If the show sounded as if it were an extended commercial and looked as if it had been tossed together randomly, it didn’t seem to matter. The program had just ended when Kintner, watching it in his New York office with George Romney, the president of American Motors, a sponsor of the show, and a group of Romney’s friends, received a call from an advertising executive staking claim to the first sponsor vacancy. Critics were just as responsive as the advertisers. “[I]f the evening’s promise is fulfilled in future weeks,” Jack Gould wrote in The New York Times the next day, “the rest of the television industry may decide to suspend operations between 7:30 and 8:30 Wednesday nights.” Variety proclaimed that Walt Disney “will prove a dominant figure in this season’s television picture” and predicted that he would “unquestionably push ABC into the top 10 of all and sundry rating services for the first time in years.”
Variety turned out to be right.

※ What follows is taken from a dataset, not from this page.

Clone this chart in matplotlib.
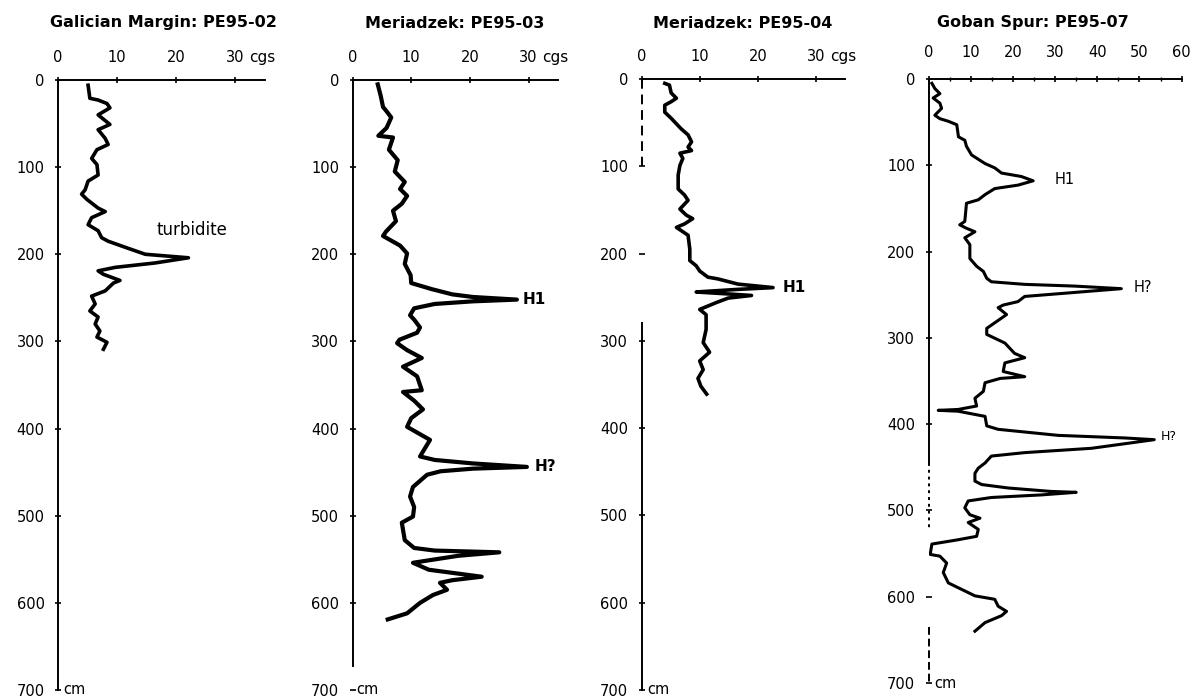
import matplotlib
matplotlib.use('Agg')
from matplotlib import pyplot as plt
from matplotlib.ticker import MultipleLocator

# ---- magnetic susceptibility (cgs) against depth (cm) ----
titles = ['Galician Margin: PE95-02', 'Meriadzek: PE95-03',
          'Meriadzek: PE95-04', 'Goban Spur: PE95-07']

pe02_depth = [6, 21, 23, 27, 32, 40, 51, 57, 67, 74,
              80, 90, 97, 109, 116, 126, 131, 137, 147, 151,
              158, 166, 173, 181, 185, 192, 200, 204, 210, 215,
              219, 223, 230, 233, 242, 248, 257, 265, 272, 280,
              288, 295, 301, 309]
pe02_sus = [5.1, 5.4, 6.8, 8.3, 8.8, 6.8, 8.8, 6.8, 8.0, 8.5,
            6.6, 5.7, 6.6, 6.8, 5.1, 4.6, 4.0, 4.9, 6.8, 8.0,
            5.7, 5.1, 6.8, 7.4, 8.5, 11.4, 14.8, 22.1, 16.4, 9.7,
            6.8, 7.7, 10.5, 9.4, 8.0, 5.7, 6.3, 5.4, 6.8, 6.3,
            7.1, 6.6, 8.3, 7.7]

pe03_depth = [5, 18, 31, 35, 43, 55, 64, 66, 80, 92,
              105, 117, 125, 133, 142, 150, 162, 174, 179, 190,
              199, 211, 224, 233, 240, 246, 249, 252, 254, 257,
              262, 270, 275, 284, 290, 298, 302, 310, 319, 329,
              340, 356, 358, 368, 378, 388, 398, 413, 432, 436,
              440, 444, 446, 449, 453, 467, 478, 490, 501, 508,
              520, 528, 537, 540, 542, 546, 554, 562, 570, 574,
              577, 585, 591, 600, 612, 619]
pe03_sus = [4.3, 4.8, 5.2, 5.7, 6.6, 5.8, 4.4, 6.9, 6.2, 7.7,
            7.2, 8.9, 8.1, 9.3, 8.4, 6.9, 7.4, 5.7, 5.2, 8.1,
            9.3, 8.9, 9.9, 10.0, 13.5, 17.0, 20.5, 28.0, 20.5, 14.0,
            10.5, 9.8, 10.5, 11.5, 11.0, 8.0, 7.6, 9.3, 11.8, 8.6,
            11.0, 11.8, 8.6, 10.5, 12.0, 10.0, 9.3, 13.2, 11.5, 14.0,
            20.5, 29.7, 20.5, 15.0, 12.7, 10.3, 9.8, 10.5, 10.3, 8.4,
            8.7, 8.9, 10.5, 14.0, 25.0, 18.0, 10.3, 13.0, 22.0, 17.0,
            14.9, 16.1, 13.7, 11.5, 9.3, 6.0]

pe04_depth = [5, 7, 16, 22, 26, 30, 38, 45, 57, 64,
              72, 78, 82, 85, 91, 99, 110, 126, 133, 139,
              149, 156, 160, 166, 170, 179, 195, 208, 214, 220,
              227, 229, 235, 239, 241, 244, 246, 248, 251, 256,
              264, 270, 287, 302, 313, 323, 333, 343, 352, 361]
pe04_sus = [4.0, 4.8, 5.1, 6.0, 5.1, 4.0, 4.0, 5.1, 6.8, 8.0,
            8.6, 8.0, 8.6, 6.6, 7.1, 6.6, 6.3, 6.3, 7.4, 8.0,
            6.6, 7.7, 8.8, 7.4, 6.0, 8.0, 8.3, 8.3, 9.4, 10.0,
            11.4, 13.1, 16.6, 22.6, 16.6, 9.4, 14.3, 18.9, 14.9, 12.9,
            10.0, 11.1, 11.1, 10.6, 11.7, 10.0, 10.6, 9.7, 10.2, 11.2]

pe07_depth = [5, 11, 17, 22, 28, 34, 42, 46, 49, 53,
              67, 71, 78, 88, 98, 103, 109, 113, 118, 123,
              127, 134, 140, 144, 165, 169, 173, 177, 184, 192,
              208, 217, 223, 231, 235, 238, 240, 243, 248, 252,
              258, 262, 265, 273, 289, 296, 306, 318, 323, 329,
              339, 345, 347, 352, 362, 370, 379, 383, 384, 385,
              391, 402, 406, 413, 416, 418, 428, 433, 437, 445,
              451, 457, 466, 470, 474, 478, 479, 482, 485, 489,
              497, 505, 509, 514, 522, 530, 534, 539, 551, 553,
              561, 572, 584, 599, 603, 611, 617, 622, 630, 640]
pe07_sus = [0.8, 1.5, 2.7, 1.1, 2.7, 3.1, 1.5, 2.7, 4.7, 6.7,
            7.1, 8.6, 9.0, 10.2, 13.4, 15.7, 17.3, 22.0, 24.8, 21.2,
            15.7, 13.4, 11.8, 9.0, 8.6, 7.4, 9.0, 11.0, 8.6, 9.8,
            9.8, 11.4, 13.0, 13.8, 14.9, 22.8, 34.6, 45.7, 33.0, 22.8,
            21.2, 17.7, 16.5, 18.5, 13.8, 13.8, 18.1, 20.4, 22.8, 18.1,
            17.7, 22.8, 17.0, 13.4, 13.0, 11.0, 11.4, 7.0, 2.3, 7.0,
            13.4, 13.8, 16.5, 30.7, 46.5, 53.5, 38.6, 22.8, 14.9, 13.4,
            11.8, 11.0, 11.0, 12.6, 18.9, 29.1, 35.0, 26.8, 14.9, 9.4,
            8.6, 9.8, 12.2, 9.4, 11.8, 11.4, 7.0, 0.8, 0.4, 2.7,
            4.3, 3.5, 4.7, 11.0, 15.7, 16.5, 18.5, 17.3, 13.4, 11.0]

depth_ticks = [0, 100, 200, 300, 400, 500, 600, 700]
sus_ticks_short = [0, 10, 20, 30]
sus_ticks_long = [0, 10, 20, 30, 40, 50, 60]

W, H = 1195, 700
fig = plt.figure(figsize=(W / 100, H / 100), dpi=100)
plt.rcParams['font.family'] = 'DejaVu Sans'


def core_axes(left, width, top, bottom, xmax, xticks, xpad):
    ax = fig.add_axes([left / W, 1 - bottom / H, width / W, (bottom - top) / H])
    ax.set_xlim(0, xmax)
    ax.set_ylim(700, 0)
    ax.xaxis.tick_top()
    ax.spines['right'].set_visible(False)
    ax.spines['bottom'].set_visible(False)
    for s in ('left', 'top'):
        ax.spines[s].set_linewidth(1.4)
    ax.set_xticks(xticks)
    ax.set_yticks(depth_ticks)
    ax.tick_params(axis='x', direction='inout', length=5, width=1.2,
                   labelsize=10.5, pad=xpad)
    ax.tick_params(axis='y', direction='inout', length=5, width=1.2,
                   labelsize=10.5, pad=7)
    ax.patch.set_alpha(0)
    return ax


def cgs_label(ax, xpad):
    ax.annotate('cgs', xy=(30, 1), xycoords=('data', 'axes fraction'),
                xytext=(10, xpad + 2.5), textcoords='offset points',
                ha='left', va='bottom', fontsize=11, annotation_clip=False)


def cm_label(ax, dx):
    ax.annotate('cm', xy=(0, 700), xytext=(dx, 0), textcoords='offset points',
                ha='left', va='center', fontsize=10.5, annotation_clip=False)


# PE95-02
ax1 = core_axes(58, 206.5, 80, 690, 35, sus_ticks_short, 8)
ax1.plot(pe02_sus, pe02_depth, color='black', lw=2.6, solid_joinstyle='round')
ax1.text(22.7, 172, 'turbidite', ha='center', va='center', fontsize=12)
cgs_label(ax1, 8)
cm_label(ax1, 4)

# PE95-03
ax2 = core_axes(352.5, 205.5, 80, 690, 35, sus_ticks_short, 8)
ax2.spines['left'].set_bounds(0, 673)
ax2.plot(pe03_sus, pe03_depth, color='black', lw=3.0, solid_joinstyle='round')
ax2.text(29, 252, 'H1', ha='left', va='center', fontsize=11, fontweight='bold')
ax2.text(31, 444, 'H?', ha='left', va='center', fontsize=11, fontweight='bold')
cgs_label(ax2, 8)
cm_label(ax2, 3)

# PE95-04 (broken scan axis)
ax3 = core_axes(641.5, 203.7, 79, 690, 35, sus_ticks_short, 8)
ax3.spines['left'].set_bounds(280, 700)
ax3.vlines(0, 0, 100, colors='black', linestyles=(0, (5, 3)), lw=1.4, clip_on=False)
ax3.plot(pe04_sus, pe04_depth, color='black', lw=2.6, solid_joinstyle='round')
ax3.text(24.3, 239, 'H1', ha='left', va='center', fontsize=11, fontweight='bold')
cgs_label(ax3, 8)
cm_label(ax3, 4)

# PE95-07
ax4 = core_axes(928.5, 253.2, 79, 683, 60, sus_ticks_long, 11)
ax4.xaxis.set_minor_locator(MultipleLocator(5))
ax4.tick_params(axis='x', which='minor', direction='inout', length=2.5, width=1)
ax4.spines['left'].set_bounds(0, 445)
ax4.vlines(0, 445, 522, colors='black', linestyles=(0, (1.5, 2)), lw=1.4, clip_on=False)
ax4.vlines(0, 635, 700, colors='black', linestyles=(0, (4, 2)), lw=1.4, clip_on=False)
ax4.plot(pe07_sus, pe07_depth, color='black', lw=2.2, solid_joinstyle='round')
ax4.text(30, 116, 'H1', ha='left', va='center', fontsize=10.5)
ax4.text(48.5, 242, 'H?', ha='left', va='center', fontsize=10.5)
ax4.text(55, 414, 'H?', ha='left', va='center', fontsize=9)
cm_label(ax4, 4)

title_x = [163, 455, 743, 1033]
for tx, t in zip(title_x, titles):
    fig.text(tx / W, 1 - 23 / H, t, ha='center', va='center',
             fontsize=11.5, fontweight='bold')

fig.savefig('out.png', dpi=100)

Over the course of the season Disneyland consistently attracted over 50 percent of the audience in its time slot, and i
ts audience kept growing, its ratings climbing, until even its repeats outdrew every program on television save the Lucille Ball situation comedy I Love Lucy. (Before Disneyland, ABC didn’t have a single program in the top twenty-five.) All but one of those repeats that spring and summer posted a higher rating than when originally broadcast. As far as the network was concerned, Disneyland gave ABC an identity that the fledgling company had not had, and astonishingly it accounted for nearly half of the network’s advertising billings. By April, with only twenty shows broadcast, Newsweek was already calling it “an American institution”—the “first big-budget television show consistently and successfully aimed at the whole family,” which was critical. Walt Disney had not only conquered television as he had conquered the screen; he was being credited with using the new medium to bring America together. He was the country’s great national uncle, “Uncle Walt,” as some took to calling him.